Article in the FT.
Designer of clean-up ship rues missed opportunity:
http://www.ft.com/cms/s/0/42ba810e-5de4 ... ab49a.html
A project to build a rapid-response “oil spill battleship” that could have helped clean up the Deepwater Horizon leak was presented to US politicians and oil companies 20 years ago but rejected on cost grounds, according to the man who designed it.
Herman J. Schellstede is an oil man’s oil man. He assigns no blame for the potential pollution disaster threatening four US states. He says BP, which leased the rig, is “a first-class oil company” and Transocean, which built it, is among the best in the world.
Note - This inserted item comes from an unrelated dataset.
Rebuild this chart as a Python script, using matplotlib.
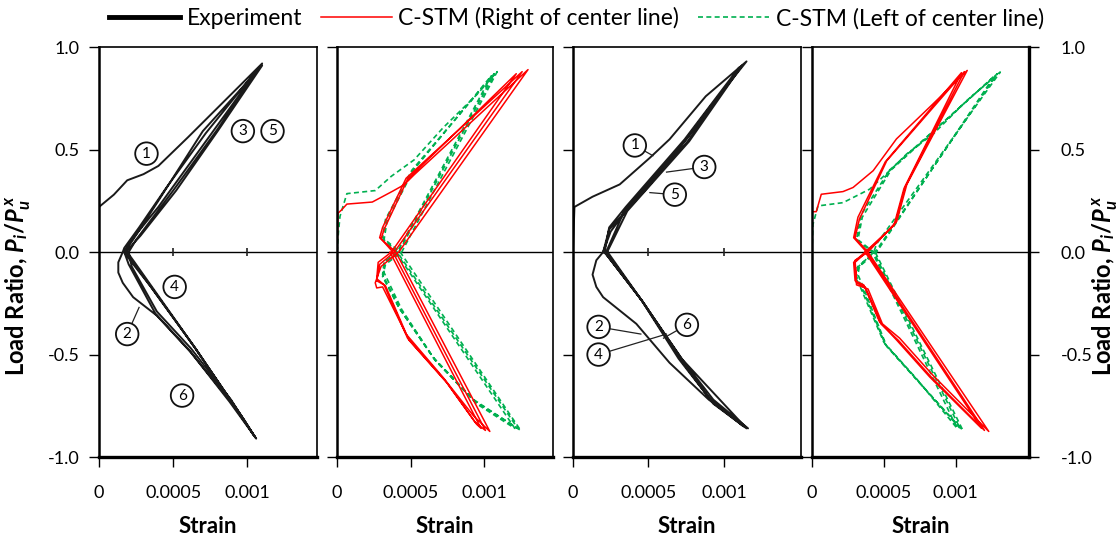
import numpy as np
import matplotlib.pyplot as plt
from matplotlib.lines import Line2D

plt.rcParams['font.family'] = ['Lato', 'DejaVu Sans']
plt.rcParams['axes.unicode_minus'] = False
plt.rcParams['mathtext.fontset'] = 'custom'
plt.rcParams['mathtext.it'] = 'Lato:bold:italic'
plt.rcParams['mathtext.rm'] = 'Lato:bold'

# strain in units of 1e-3, load ratio
# panel 1 - experiment (scan)
exp1 = [(0.00, 0.22), (0.10, 0.28), (0.19, 0.35), (0.30, 0.38), (0.40, 0.42), (0.60, 0.56), (0.85, 0.74), (1.10, 0.92),
        (0.72, 0.58), (0.45, 0.31), (0.27, 0.12), (0.17, 0.02), (0.16, 0.00),
        (0.13, -0.05), (0.13, -0.10), (0.16, -0.15), (0.23, -0.22), (0.39, -0.31), (0.62, -0.49), (0.89, -0.73), (1.05, -0.90),
        (0.98, -0.82), (0.64, -0.46), (0.35, -0.17), (0.22, -0.05), (0.17, 0.00),
        (0.22, 0.06), (0.40, 0.22), (0.77, 0.59), (1.08, 0.90),
        (0.80, 0.60), (0.50, 0.30), (0.25, 0.06), (0.20, 0.00),
        (0.22, -0.07), (0.39, -0.29), (0.62, -0.47), (0.89, -0.72), (1.04, -0.89),
        (0.97, -0.81), (0.65, -0.47), (0.23, -0.05), (0.18, 0.00),
        (0.28, 0.08), (0.52, 0.30), (0.80, 0.59), (1.10, 0.91),
        (0.70, 0.59), (0.40, 0.25), (0.22, 0.05), (0.17, 0.00),
        (0.20, -0.06), (0.38, -0.30), (0.61, -0.48), (0.88, -0.73), (1.06, -0.91),
        (0.66, -0.48), (0.24, -0.05), (0.19, 0.00)]

# panel 3 - experiment (scan)
exp3 = [(0.00, 0.00), (0.01, 0.22), (0.13, 0.27), (0.31, 0.33), (0.51, 0.46), (0.64, 0.55), (0.88, 0.76), (1.15, 0.93),
        (0.90, 0.70), (0.75, 0.55), (0.50, 0.32), (0.35, 0.20), (0.24, 0.11), (0.20, 0.00),
        (0.155, -0.04), (0.13, -0.11), (0.155, -0.17), (0.20, -0.22), (0.42, -0.35), (0.64, -0.54), (0.90, -0.72), (1.16, -0.86),
        (0.93, -0.72), (0.73, -0.53), (0.46, -0.24), (0.22, -0.01), (0.20, 0.00),
        (0.25, 0.10), (0.36, 0.21), (0.76, 0.54), (1.10, 0.90),
        (0.74, 0.55), (0.35, 0.22), (0.24, 0.12), (0.21, 0.00),
        (0.46, -0.24), (0.72, -0.53), (0.92, -0.73), (1.13, -0.85),
        (0.90, -0.71), (0.70, -0.52), (0.45, -0.23), (0.22, -0.01),
        (0.36, 0.20), (0.77, 0.54), (1.12, 0.91),
        (0.75, 0.55), (0.34, 0.20), (0.22, 0.00),
        (0.47, -0.25), (0.73, -0.54), (0.93, -0.74), (1.15, -0.86),
        (0.72, -0.52), (0.45, -0.23), (0.23, 0.00)]

# panel 2 - C-STM
red2 = [(0.00, 0.00), (0.007, 0.19), (0.03, 0.205), (0.067, 0.234), (0.24, 0.244), (0.376, 0.296), (0.456, 0.328), (0.525, 0.377), (1.30, 0.89),
        (0.42, 0.00), (0.30, -0.07), (0.26, -0.15), (0.27, -0.175), (0.31, -0.17), (0.47, -0.40), (0.72, -0.61), (0.93, -0.80), (1.04, -0.875),
        (0.40, 0.00), (0.29, 0.07), (0.31, 0.12), (0.47, 0.36), (1.26, 0.88),
        (0.39, 0.00), (0.29, -0.06), (0.27, -0.14), (0.32, -0.16), (0.48, -0.42), (0.74, -0.63), (0.94, -0.83), (1.01, -0.87),
        (0.38, 0.00), (0.30, 0.065), (0.32, 0.11), (0.48, 0.355), (1.22, 0.87),
        (0.37, 0.00), (0.28, -0.05), (0.27, -0.13), (0.33, -0.165), (0.49, -0.43), (0.75, -0.64), (0.95, -0.84), (0.98, -0.86),
        (0.36, 0.00)]
grn2 = [(0.00, 0.00), (0.01, 0.10), (0.02, 0.174), (0.067, 0.285), (0.26, 0.30), (0.37, 0.37), (0.525, 0.45), (0.72, 0.605), (0.95, 0.767), (1.09, 0.88),
        (0.44, 0.00), (0.33, -0.06), (0.31, -0.12), (0.42, -0.27), (0.65, -0.51), (0.93, -0.72), (1.25, -0.87),
        (0.43, 0.00), (0.31, 0.07), (0.33, 0.16), (0.51, 0.40), (1.07, 0.87),
        (0.42, 0.00), (0.32, -0.05), (0.31, -0.11), (0.43, -0.28), (0.66, -0.52), (0.94, -0.73), (1.23, -0.86),
        (0.41, 0.00), (0.32, 0.06), (0.34, 0.15), (0.52, 0.40), (1.05, 0.86),
        (0.41, 0.00), (0.32, -0.05), (0.32, -0.10), (0.44, -0.28), (0.67, -0.53), (0.95, -0.74), (1.21, -0.86),
        (0.40, 0.00)]

# panel 4 - C-STM
red4 = [(0.00, 0.00), (0.00, 0.197), (0.03, 0.197), (0.065, 0.282), (0.216, 0.295), (0.286, 0.315), (0.426, 0.397), (0.588, 0.552), (0.844, 0.724), (1.08, 0.886),
        (0.66, 0.33), (0.59, 0.15), (0.39, 0.00), (0.30, -0.04), (0.31, -0.16), (0.39, -0.18), (0.49, -0.35), (0.61, -0.42), (0.84, -0.60), (1.23, -0.875),
        (0.39, 0.00), (0.30, 0.07), (0.33, 0.16), (0.52, 0.445), (1.06, 0.88),
        (0.65, 0.32), (0.58, 0.14), (0.38, 0.00), (0.30, -0.05), (0.31, -0.15), (0.37, -0.17), (0.48, -0.35), (0.60, -0.43), (0.83, -0.61), (1.20, -0.87),
        (0.38, 0.00), (0.29, 0.07), (0.32, 0.17), (0.51, 0.44), (1.04, 0.875),
        (0.64, 0.31), (0.57, 0.13), (0.37, 0.00), (0.29, -0.05), (0.30, -0.14), (0.36, -0.16), (0.47, -0.34), (0.59, -0.43), (0.82, -0.61), (1.18, -0.86),
        (0.37, 0.00)]
grn4 = [(0.00, 0.00), (0.007, 0.135), (0.042, 0.225), (0.216, 0.241), (0.402, 0.307), (0.565, 0.413), (0.658, 0.478), (0.844, 0.576), (1.077, 0.739), (1.31, 0.878),
        (0.45, 0.04), (0.43, 0.00), (0.31, -0.08), (0.30, -0.12), (0.33, -0.16), (0.50, -0.44), (0.73, -0.62), (1.01, -0.86),
        (0.42, 0.00), (0.31, 0.06), (0.34, 0.18), (0.54, 0.40), (1.29, 0.87),
        (0.44, 0.00), (0.32, -0.07), (0.31, -0.12), (0.34, -0.16), (0.51, -0.45), (0.74, -0.63), (1.03, -0.86),
        (0.43, 0.00), (0.32, 0.06), (0.35, 0.17), (0.55, 0.40), (1.27, 0.86),
        (0.45, 0.00), (0.33, -0.07), (0.32, -0.11), (0.35, -0.16), (0.52, -0.46), (0.75, -0.64), (1.05, -0.87),
        (0.44, 0.00)]

# circled cycle numbers on the scanned panels: (text, x, y, leader-to x, y or None)
tags1 = [('1', 0.32, 0.48, None), ('3', 0.97, 0.59, None), ('5', 1.17, 0.59, None),
         ('4', 0.51, -0.17, None), ('2', 0.19, -0.40, (0.27, -0.27)), ('6', 0.56, -0.70, None)]
tags3 = [('1', 0.41, 0.52, (0.53, 0.47)), ('3', 0.87, 0.415, (0.62, 0.39)), ('5', 0.675, 0.28, (0.51, 0.29)),
         ('2', 0.17, -0.365, (0.45, -0.40)), ('6', 0.755, -0.355, (0.60, -0.42)), ('4', 0.17, -0.50, (0.62, -0.40))]

xticks = [0, 0.0005, 0.001]
xticklabels = ['0', '0.0005', '0.001']
yticks = [-1.0, -0.5, 0.0, 0.5, 1.0]
yticklabels = ['-1.0', '-0.5', '0.0', '0.5', '1.0']

lefts = [0.0885, 0.3012, 0.512, 0.7256]
widths = [0.1948, 0.193, 0.2037, 0.194]
xmax = [0.00147, 0.00147, 0.00151, 0.00151]

RED = '#ff0000'
GRN = '#00b050'

fig = plt.figure(figsize=(11.19, 5.39), dpi=100)
axes = []
for i in range(4):
    ax = fig.add_axes([lefts[i], 0.152, widths[i], 0.7607])
    ax.set_xlim(0, xmax[i])
    ax.set_ylim(-1, 1)
    ax.set_xticks(xticks)
    ax.set_xticklabels(xticklabels)
    ax.set_yticks(yticks)
    ax.set_yticklabels(yticklabels)
    ax.tick_params(direction='out', length=7, width=1, labelsize=13)
    ax.tick_params(axis='x', pad=13)
    ax.tick_params(axis='y', pad=7)
    if i > 0:
        ax.tick_params(axis='y', labelleft=False)
    for s in ax.spines.values():
        s.set_linewidth(1.2)
    ax.spines['bottom'].set_linewidth(2.4)
    ax.spines['left'].set_linewidth(1.8)
    ax.axhline(0, color='black', lw=1)
    ax.set_xlabel('Strain', fontsize=16, fontweight='bold', labelpad=11)
    axes.append(ax)


def draw(ax, path, **kw):
    a = np.array(path)
    ax.plot(a[:, 0] * 1e-3, a[:, 1], **kw)


def tag(ax, tags):
    for t, x, y, lead in tags:
        if lead is not None:
            ax.plot([x * 1e-3, lead[0] * 1e-3], [y, lead[1]], color='#222222', lw=0.9)
        ax.text(x * 1e-3, y, t, ha='center', va='center', fontsize=11,
                bbox=dict(boxstyle='circle,pad=0.28', fc='white', ec='#111111', lw=1.3))


exp_style = dict(color='#1a1a1a', lw=1.4, solid_joinstyle='round')
red_style = dict(color=RED, lw=1.1)
grn_style = dict(color=GRN, lw=1.2, ls=(0, (3, 2)))

draw(axes[0], exp1, **exp_style)
tag(axes[0], tags1)
draw(axes[2], exp3, **exp_style)
tag(axes[2], tags3)
# scanned zero-axis tick marks
for ax in (axes[0], axes[2]):
    ax.vlines(xticks[1:], -0.02, 0.02, color='#222222', lw=1.2)

draw(axes[1], grn2, **grn_style)
draw(axes[1], red2, **red_style)
draw(axes[3], grn4, **grn_style)
draw(axes[3], red4, **red_style)

ax4 = axes[3]
ax4.tick_params(axis='y', right=True, labelright=True, pad=16)
ax4.spines['right'].set_linewidth(2.4)

ylab = r'Load Ratio, $P_i/P_u^{\,x}$'
fig.text(0.016, 0.47, ylab, rotation=90, ha='center', va='center', fontsize=17, fontweight='bold')
fig.text(0.988, 0.47, ylab, rotation=90, ha='center', va='center', fontsize=17, fontweight='bold')

handles = [Line2D([], [], color='black', lw=3.5),
           Line2D([], [], **red_style),
           Line2D([], [], **grn_style)]
labels = ['Experiment', 'C-STM (Right of center line)', 'C-STM (Left of center line)']
fig.legend(handles, labels, loc='center', bbox_to_anchor=(0.515, 0.966), ncol=3, frameon=False,
           fontsize=16.5, handlelength=3.1, columnspacing=0.8, handletextpad=0.3)

fig.savefig('out.png', dpi=100)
He also has no truck with “those people in Washington who say ‘stop drilling’ ”. He added: “There’s a lot of history here in the Gulf. You don’t just eradicate it because BP had a bad day.”
However, Mr Schellstede, 72, believes the industry and the inhabitants of the Gulf of Mexico coast would be facing less of a crisis today if the oil companies had taken him up on a proposal he believes would have limited the impact of a deepwater blowout. As head of Herman J. Schellstede and Associates, which he founded in the 1960s in the Louisiana town of New Iberia, he was called in after the Exxon Valdez spilled 10m gallons of crude off the Alaskan coast in 1989 in what was one of the biggest oil pollution disasters.
Mr Schellstede’s task was to devise systems for incinerating oil-polluted waste. “I saw how inept we were at that time. I’ve never seen anything like it. They had housewives scooping up oil from small boats.”
The Alaska disaster persuaded him and his design team to turn their attention to the problem of pollution from a deepwater leak, at a time when deepwater drilling was still in its infancy.
They drew up a plan and a prototype for a 275ft by 217ft, 33-storey-high vessel that could be deployed to a spill site within 18 hours, encircle the slick with 20ft-high booms as used in the turbulent North Sea, sweep and clean 20,000 barrels of oil every 24 hours via three circular sweepers 40ft in diameter, return the water to the sea and transfer the salvaged crude to barges moored alongside.
The prototype model, housed in the gymnasium of the former New Iberia school where Mr Schellstede has his offices, resembles a semi-submersible oil rig, like the offshore fire ships that have been deployed in the North Sea since the 1980s.
The detailed prospectus for the so-called Sea Clean project, a copy of which he provided to the Financial Times, was presented to some 300 government officials, industry leaders and the press at a meeting in Anchorage, Alaska, in 1990.
It was also presented to congressmen in Washington, including Al Gore – then a senator – with whom Mr Schellstede had a two-hour meeting. “I don’t think I ever got over to him what was wrong – that it was a deepwater problem. Deepwater was just starting. I looked for government support to propose it to the oil companies. I told them, ‘We’ve a got a different frontier here. It’s a different ball game and we need other tools.’ ”
Exxon and other oil companies expressed enthusiasm for the project but turned it down on cost grounds, according to Mr Schellstede, and because it addressed a problem they did not believe existed.
“They concluded it was a wonderful design but they couldn’t invest $100m in it. They might have been right. We went a long time without any problems.”
He estimates that such a vessel would now cost $220m to build.
In 1990, Lieutenant Commander P. A. Tebeau of the US Coast Guard wrote to the federal environment engineering office, saying of the Sea Clean project: “We believe this proposal shows technical merit and ingenuity but would require additional research and development.”
As a project manager and designer in the oil industry for 43 years, Mr Schellstede believes companies have gone as far as they can in terms of safety. However, a standing fleet of rapid-deployment vessels would act as an insurance policy.
When his father, Herman “Blackie” Schellstede, worked on the first offshore rig in Louisiana’s Ship Shoal Block 32 in 1947, there were no regulations governing the industry. That has changed, but the response to the latest crisis had still been piecemeal.
“Everything they’ve had to piece together, we would have had on site.”